7. Nel 1947 fonda con i suoi amici fotografi David Seymour (conosciuto nel 1934), Robert Capa, George Rodger e William Vandivert, la Magnum Photos, che diventerà la più grande agenzia fotografica al mondo. Da questo momento comincerà a viaggiare per il mondo, realizzando re-portage fotografici che passeranno alla storia.
8. C’è anche l’Italia nelle foto di Cartier-Bresson, che vi farà tappa più volte tra il 1951 e il 1973. Nel 1962 ad esempio, si reca in Sardegna per un reportage per la rivista Vogue. Farà tappa anche in Basilicata, raccontando nei suoi scatti un mondo arcaico e misterioso, dove le donne hanno il volto rugoso e saggio delle vedove e i bambini giocano scalzi tra i vicoli di tufo dei Sassi di Matera.

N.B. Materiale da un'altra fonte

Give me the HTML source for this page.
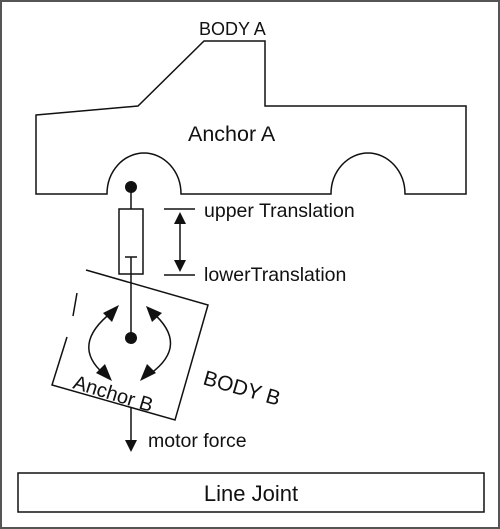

9. Oltre che un grande fotografo, Cartier-Bresson è stato anche regista. Ha mosso i primi passi nel mondo del cinema come assistente del regista francese Jean Renoir, figlio del pittore impressionista Pierre-Auguste Renoir. Tra le opere più importanti di Bresson regista c’è “Le Retour”, documentario del 1946 sul ritorno dei rifugiati di guerra francesi.
10. Una delle foto più note di Cartier-Bresson è Hyères, Francia, 1932. Famosi anche i ritratti di personaggi famosi, come Albert Camus, Coco Chanel, Marcel Duchamp, Gandhi, Martin Luther King, Henri Matisse, Marilyn Monroe, Richard Nixon, Jean-Paul Sartre ed Igor Stravinsky.